What is being asked: From the listing below, extract every line containing "this".
+++ Supplied entries
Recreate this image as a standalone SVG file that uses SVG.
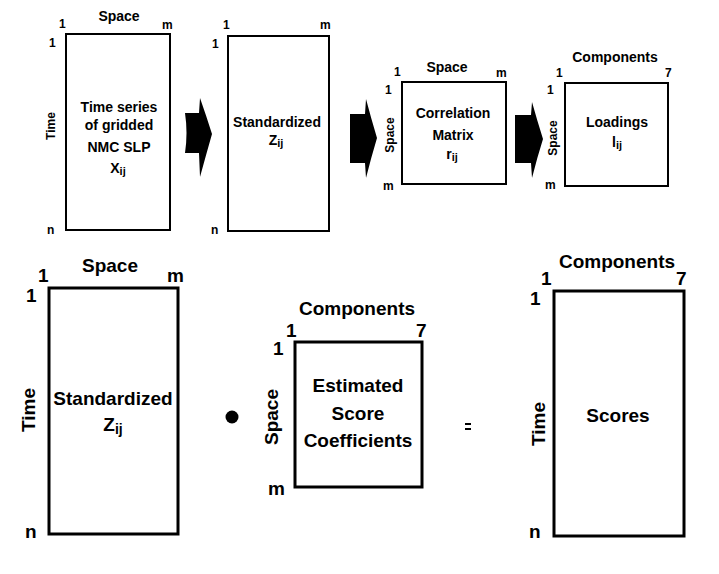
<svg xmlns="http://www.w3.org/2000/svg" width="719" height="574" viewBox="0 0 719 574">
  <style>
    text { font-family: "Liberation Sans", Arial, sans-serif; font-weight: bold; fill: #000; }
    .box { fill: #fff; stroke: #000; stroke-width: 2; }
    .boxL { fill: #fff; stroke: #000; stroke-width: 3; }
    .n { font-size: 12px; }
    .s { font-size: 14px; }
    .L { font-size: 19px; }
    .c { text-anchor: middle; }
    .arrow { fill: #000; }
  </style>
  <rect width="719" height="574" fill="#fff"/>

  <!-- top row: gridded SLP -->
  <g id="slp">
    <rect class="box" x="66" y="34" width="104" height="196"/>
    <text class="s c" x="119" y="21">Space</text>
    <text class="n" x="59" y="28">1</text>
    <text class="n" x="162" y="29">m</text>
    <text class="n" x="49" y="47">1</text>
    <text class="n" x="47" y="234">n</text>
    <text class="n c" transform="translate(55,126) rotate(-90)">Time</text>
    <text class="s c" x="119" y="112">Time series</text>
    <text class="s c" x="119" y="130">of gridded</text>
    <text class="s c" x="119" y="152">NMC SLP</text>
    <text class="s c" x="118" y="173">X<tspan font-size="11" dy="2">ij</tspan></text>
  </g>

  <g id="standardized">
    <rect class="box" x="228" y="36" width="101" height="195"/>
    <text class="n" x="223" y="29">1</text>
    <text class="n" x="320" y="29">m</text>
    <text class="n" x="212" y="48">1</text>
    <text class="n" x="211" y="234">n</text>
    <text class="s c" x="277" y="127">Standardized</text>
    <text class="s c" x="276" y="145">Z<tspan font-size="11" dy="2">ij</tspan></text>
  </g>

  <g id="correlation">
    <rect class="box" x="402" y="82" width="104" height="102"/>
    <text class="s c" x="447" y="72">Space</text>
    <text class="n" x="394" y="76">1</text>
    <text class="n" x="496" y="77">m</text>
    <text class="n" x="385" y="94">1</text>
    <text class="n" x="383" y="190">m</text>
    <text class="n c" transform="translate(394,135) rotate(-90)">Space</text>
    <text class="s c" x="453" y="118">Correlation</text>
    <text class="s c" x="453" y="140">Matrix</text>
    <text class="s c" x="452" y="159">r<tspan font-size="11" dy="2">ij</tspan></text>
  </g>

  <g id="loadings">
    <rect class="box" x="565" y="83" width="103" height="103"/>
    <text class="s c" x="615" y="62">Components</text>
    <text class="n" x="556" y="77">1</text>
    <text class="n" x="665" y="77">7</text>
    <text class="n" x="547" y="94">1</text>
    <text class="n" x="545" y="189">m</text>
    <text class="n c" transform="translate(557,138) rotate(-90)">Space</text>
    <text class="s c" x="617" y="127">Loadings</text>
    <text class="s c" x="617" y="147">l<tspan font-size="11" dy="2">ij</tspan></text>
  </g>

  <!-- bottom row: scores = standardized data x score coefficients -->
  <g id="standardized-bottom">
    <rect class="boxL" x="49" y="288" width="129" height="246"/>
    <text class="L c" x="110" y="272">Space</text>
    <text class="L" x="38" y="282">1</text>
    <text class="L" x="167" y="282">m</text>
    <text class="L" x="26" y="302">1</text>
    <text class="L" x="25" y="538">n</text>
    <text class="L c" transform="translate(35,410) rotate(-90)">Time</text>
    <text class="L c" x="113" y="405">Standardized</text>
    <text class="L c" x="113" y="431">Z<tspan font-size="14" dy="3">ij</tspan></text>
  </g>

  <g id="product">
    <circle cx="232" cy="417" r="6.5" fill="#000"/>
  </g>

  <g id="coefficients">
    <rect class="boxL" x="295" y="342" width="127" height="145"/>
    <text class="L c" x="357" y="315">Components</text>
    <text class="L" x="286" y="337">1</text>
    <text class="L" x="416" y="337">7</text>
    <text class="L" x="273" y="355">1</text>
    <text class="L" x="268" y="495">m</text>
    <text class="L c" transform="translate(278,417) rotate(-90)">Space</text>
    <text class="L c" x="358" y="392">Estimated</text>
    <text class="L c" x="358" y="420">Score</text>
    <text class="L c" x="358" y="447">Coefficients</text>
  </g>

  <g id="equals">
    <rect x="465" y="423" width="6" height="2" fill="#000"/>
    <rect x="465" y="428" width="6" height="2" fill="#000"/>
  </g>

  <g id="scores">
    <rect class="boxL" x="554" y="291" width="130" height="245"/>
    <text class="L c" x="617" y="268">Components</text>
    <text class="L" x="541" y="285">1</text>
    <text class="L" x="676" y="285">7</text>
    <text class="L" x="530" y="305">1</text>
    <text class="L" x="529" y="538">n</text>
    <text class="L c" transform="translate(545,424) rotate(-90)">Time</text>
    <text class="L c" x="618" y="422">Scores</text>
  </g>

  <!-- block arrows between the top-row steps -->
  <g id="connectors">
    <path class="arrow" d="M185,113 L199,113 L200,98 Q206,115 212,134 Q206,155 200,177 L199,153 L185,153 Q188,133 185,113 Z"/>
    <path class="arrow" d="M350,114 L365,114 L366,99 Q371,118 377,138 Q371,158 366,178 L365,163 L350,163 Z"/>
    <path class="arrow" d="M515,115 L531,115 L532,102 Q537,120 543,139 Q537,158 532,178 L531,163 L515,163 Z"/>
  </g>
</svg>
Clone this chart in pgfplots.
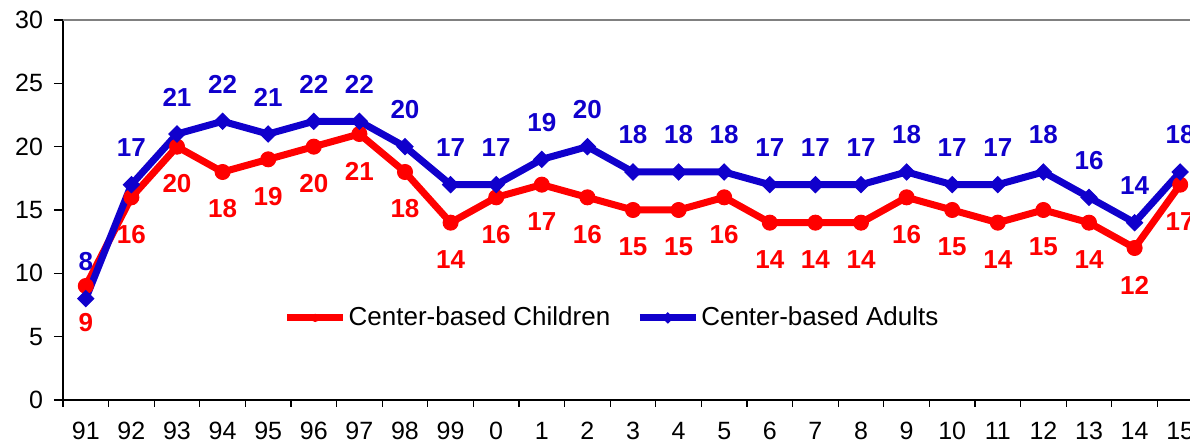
++++++
Completed task:
Recreate this image as a standalone SVG file that uses SVG.
Clone this chart in pgfplots.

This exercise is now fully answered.